Provided information:
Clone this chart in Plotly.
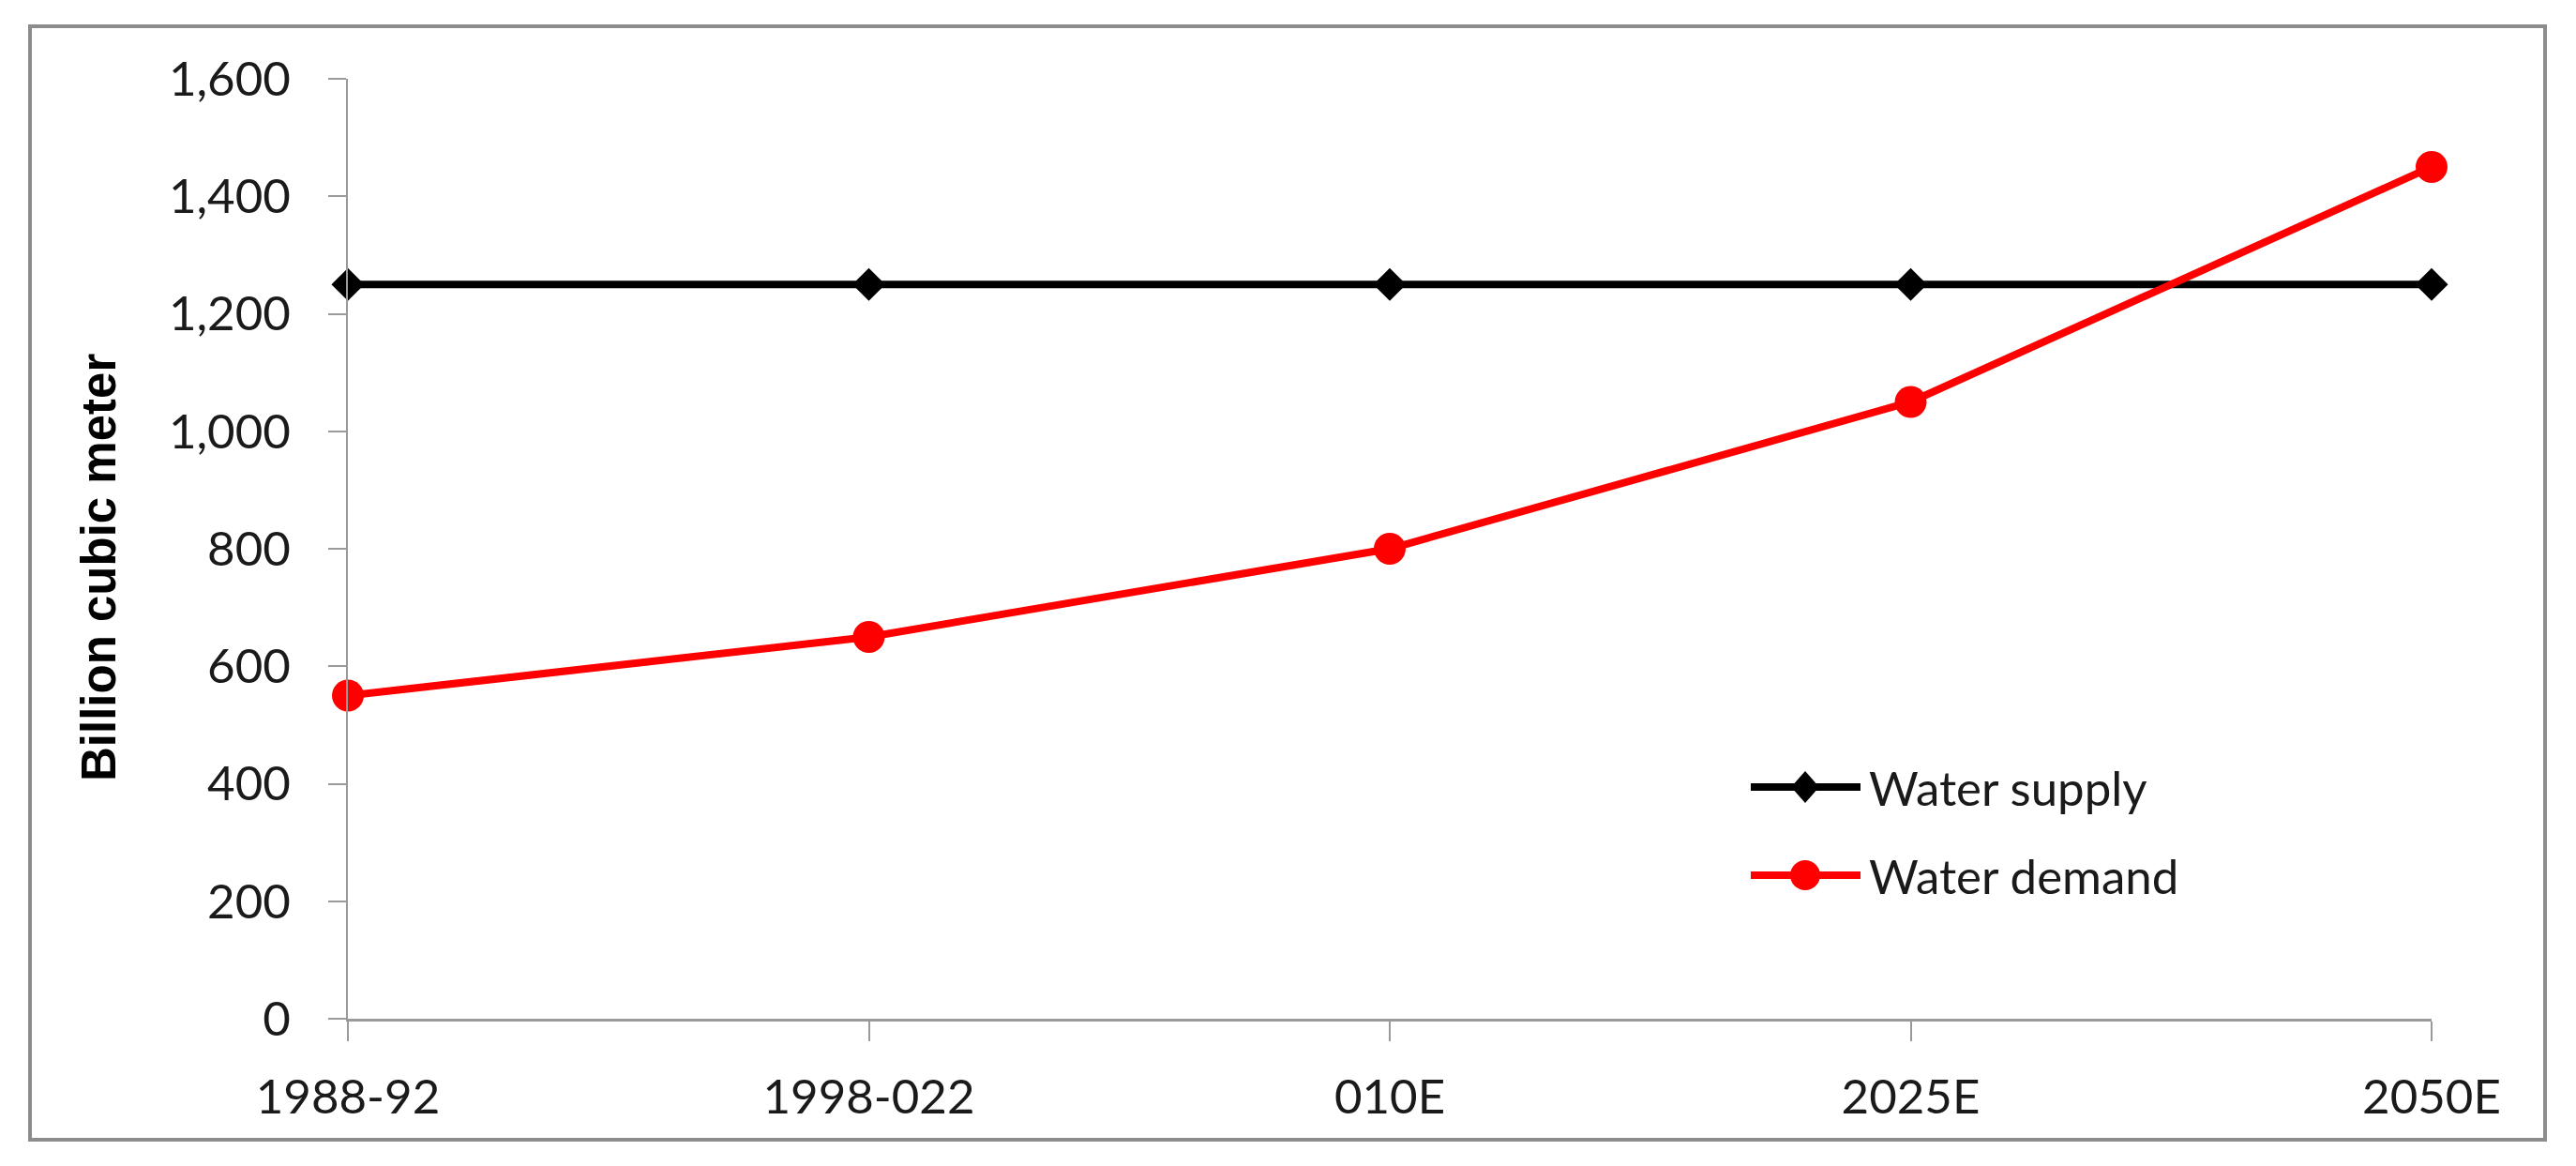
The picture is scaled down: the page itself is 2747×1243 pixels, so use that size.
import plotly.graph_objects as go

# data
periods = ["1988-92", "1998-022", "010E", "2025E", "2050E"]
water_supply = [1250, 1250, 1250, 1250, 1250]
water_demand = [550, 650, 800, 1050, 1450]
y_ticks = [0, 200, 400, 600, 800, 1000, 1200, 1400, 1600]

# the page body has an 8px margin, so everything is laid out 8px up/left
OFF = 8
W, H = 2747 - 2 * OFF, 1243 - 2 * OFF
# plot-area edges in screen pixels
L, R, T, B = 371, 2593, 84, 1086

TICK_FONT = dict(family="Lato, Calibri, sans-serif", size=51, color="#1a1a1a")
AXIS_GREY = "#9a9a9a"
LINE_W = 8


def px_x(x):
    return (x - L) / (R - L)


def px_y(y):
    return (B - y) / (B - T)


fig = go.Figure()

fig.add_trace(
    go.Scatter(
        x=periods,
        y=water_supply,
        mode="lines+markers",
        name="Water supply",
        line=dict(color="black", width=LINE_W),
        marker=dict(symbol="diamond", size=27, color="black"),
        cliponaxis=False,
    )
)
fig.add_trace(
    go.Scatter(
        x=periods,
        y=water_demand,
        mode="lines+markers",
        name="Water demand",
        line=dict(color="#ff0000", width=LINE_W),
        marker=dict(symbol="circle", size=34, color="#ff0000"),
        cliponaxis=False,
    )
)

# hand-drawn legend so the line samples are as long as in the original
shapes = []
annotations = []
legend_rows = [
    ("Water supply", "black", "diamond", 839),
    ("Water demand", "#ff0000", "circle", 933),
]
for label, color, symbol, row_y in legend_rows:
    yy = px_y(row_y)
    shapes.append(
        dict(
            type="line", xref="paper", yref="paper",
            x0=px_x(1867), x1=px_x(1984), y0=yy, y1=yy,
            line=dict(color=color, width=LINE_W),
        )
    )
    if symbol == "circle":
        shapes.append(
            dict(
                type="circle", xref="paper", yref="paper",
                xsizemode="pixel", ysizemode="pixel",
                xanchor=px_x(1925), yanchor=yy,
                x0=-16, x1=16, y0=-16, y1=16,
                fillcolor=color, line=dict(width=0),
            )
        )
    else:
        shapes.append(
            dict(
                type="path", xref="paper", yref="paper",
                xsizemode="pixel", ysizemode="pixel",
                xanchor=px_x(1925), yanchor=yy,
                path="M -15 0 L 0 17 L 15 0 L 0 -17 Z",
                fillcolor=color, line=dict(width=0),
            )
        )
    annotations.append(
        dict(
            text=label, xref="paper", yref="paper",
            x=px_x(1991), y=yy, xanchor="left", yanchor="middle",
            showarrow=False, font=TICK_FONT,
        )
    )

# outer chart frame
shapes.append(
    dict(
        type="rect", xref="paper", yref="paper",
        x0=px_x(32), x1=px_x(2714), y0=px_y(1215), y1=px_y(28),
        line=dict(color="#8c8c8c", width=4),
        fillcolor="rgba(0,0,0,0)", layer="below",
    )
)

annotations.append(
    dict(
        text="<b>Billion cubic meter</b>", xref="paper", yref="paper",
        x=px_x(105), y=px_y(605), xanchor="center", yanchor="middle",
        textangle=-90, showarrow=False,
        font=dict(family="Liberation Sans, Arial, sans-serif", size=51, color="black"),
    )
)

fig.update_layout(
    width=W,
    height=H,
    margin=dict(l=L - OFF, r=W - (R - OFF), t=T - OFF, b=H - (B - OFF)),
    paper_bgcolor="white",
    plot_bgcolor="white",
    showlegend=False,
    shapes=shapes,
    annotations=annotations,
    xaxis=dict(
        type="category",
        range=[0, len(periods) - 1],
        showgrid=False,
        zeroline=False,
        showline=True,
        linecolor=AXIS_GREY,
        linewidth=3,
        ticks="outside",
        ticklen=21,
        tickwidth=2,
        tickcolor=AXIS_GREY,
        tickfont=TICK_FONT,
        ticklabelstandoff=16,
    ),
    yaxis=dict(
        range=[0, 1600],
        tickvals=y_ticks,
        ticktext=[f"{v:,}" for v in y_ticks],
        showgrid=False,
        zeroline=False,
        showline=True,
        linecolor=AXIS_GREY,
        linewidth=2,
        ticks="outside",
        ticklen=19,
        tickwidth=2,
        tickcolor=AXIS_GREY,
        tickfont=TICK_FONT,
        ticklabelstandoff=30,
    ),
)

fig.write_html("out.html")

* * *

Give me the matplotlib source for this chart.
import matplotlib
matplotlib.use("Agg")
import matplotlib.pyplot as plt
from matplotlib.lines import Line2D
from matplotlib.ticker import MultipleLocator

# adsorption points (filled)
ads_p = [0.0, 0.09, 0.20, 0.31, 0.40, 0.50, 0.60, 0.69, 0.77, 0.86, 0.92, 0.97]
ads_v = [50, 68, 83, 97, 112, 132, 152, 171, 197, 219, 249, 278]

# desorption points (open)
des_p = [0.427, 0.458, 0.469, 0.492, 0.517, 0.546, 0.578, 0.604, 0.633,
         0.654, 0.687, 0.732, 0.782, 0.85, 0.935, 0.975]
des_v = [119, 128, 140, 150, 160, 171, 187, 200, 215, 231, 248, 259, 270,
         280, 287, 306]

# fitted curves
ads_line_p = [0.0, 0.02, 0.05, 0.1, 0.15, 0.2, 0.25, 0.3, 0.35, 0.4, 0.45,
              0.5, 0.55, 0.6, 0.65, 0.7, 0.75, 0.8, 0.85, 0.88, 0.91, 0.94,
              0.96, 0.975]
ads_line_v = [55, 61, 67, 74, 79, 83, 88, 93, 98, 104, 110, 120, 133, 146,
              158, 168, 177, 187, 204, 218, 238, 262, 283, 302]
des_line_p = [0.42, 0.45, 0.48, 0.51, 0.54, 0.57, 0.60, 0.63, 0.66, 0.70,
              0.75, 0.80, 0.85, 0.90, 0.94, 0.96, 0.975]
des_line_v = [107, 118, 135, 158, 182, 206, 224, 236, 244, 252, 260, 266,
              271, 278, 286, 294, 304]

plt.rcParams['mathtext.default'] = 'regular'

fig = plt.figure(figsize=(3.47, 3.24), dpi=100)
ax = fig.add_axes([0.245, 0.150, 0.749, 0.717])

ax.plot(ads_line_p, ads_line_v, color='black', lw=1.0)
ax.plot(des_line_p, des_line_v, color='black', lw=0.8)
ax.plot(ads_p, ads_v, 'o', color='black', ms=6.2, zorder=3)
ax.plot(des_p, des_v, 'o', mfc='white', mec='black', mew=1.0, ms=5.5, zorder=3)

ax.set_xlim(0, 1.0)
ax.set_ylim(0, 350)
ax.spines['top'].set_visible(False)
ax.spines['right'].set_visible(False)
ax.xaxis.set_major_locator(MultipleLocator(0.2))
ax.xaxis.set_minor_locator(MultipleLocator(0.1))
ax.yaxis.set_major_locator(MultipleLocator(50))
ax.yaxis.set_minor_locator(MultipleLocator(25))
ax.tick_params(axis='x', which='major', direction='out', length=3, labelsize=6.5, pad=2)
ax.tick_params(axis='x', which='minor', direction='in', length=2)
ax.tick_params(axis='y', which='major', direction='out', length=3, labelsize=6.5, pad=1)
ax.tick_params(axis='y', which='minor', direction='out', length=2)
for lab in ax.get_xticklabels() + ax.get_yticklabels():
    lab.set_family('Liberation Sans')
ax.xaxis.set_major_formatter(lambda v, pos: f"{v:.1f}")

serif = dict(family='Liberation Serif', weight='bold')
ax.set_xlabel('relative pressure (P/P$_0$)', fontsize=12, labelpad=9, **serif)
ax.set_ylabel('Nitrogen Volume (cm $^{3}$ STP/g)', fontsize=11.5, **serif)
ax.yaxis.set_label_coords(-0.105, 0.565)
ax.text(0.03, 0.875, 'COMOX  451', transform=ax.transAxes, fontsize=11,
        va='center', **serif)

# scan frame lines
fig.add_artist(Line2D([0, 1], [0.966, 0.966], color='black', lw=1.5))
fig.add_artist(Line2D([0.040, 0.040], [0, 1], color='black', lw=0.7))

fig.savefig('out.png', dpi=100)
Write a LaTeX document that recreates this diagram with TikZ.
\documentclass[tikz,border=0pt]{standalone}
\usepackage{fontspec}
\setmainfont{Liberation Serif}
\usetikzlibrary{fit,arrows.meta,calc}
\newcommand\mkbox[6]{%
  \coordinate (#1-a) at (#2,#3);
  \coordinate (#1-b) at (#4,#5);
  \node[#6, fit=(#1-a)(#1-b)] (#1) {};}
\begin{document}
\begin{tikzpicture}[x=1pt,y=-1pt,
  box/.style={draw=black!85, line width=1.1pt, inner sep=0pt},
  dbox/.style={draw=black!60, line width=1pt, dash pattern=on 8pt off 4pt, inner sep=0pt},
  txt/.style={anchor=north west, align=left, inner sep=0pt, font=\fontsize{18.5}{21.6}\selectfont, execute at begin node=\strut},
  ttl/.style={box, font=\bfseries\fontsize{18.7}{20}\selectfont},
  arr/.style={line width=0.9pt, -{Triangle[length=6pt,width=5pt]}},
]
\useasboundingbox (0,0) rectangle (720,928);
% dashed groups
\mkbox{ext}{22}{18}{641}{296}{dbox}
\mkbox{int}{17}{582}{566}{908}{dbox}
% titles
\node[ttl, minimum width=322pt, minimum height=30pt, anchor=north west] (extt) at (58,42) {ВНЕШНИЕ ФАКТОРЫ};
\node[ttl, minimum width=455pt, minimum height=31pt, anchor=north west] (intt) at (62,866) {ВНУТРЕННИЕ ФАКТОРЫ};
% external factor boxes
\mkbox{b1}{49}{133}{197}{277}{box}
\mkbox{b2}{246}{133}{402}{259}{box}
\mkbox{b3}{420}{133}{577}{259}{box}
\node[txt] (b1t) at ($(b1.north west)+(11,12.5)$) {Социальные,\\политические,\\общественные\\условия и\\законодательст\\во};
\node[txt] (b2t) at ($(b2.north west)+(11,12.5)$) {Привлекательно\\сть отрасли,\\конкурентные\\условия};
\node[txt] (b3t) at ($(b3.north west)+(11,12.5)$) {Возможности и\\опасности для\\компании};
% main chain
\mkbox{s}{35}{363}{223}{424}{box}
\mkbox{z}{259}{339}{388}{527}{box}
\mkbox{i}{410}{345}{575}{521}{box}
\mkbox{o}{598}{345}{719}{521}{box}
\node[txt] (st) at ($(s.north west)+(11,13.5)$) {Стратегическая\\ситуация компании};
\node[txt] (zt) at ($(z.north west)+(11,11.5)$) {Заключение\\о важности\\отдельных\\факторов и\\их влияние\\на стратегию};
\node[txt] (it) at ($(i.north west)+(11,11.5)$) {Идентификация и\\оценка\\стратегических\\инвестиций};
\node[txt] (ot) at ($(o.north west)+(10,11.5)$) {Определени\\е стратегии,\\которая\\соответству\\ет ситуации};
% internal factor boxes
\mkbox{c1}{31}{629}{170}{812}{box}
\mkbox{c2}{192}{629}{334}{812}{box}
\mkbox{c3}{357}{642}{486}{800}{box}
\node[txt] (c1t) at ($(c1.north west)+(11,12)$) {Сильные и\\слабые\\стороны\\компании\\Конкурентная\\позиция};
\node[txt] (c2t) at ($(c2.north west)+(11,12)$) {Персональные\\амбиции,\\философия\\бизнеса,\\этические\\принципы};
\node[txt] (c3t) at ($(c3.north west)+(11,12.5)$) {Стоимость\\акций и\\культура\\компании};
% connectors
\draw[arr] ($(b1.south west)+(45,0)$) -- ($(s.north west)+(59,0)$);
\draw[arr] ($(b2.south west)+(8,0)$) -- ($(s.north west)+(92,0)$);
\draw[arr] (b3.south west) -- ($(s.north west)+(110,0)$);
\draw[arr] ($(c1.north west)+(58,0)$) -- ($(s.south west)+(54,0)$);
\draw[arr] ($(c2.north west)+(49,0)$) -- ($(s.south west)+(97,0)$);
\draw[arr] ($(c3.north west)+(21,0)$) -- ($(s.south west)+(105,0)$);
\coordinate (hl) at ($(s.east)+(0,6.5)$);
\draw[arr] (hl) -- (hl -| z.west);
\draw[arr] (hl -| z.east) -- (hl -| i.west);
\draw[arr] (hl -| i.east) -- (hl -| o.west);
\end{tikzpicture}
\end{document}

Instructions to follow: Within the material above, extract exactly the lines that start at the line containing "The picture is" and stop after the line containing "import plotly.graph_objects as go", and only those.

Task output:
The picture is scaled down: the page itself is 2747×1243 pixels, so use that size.
import plotly.graph_objects as go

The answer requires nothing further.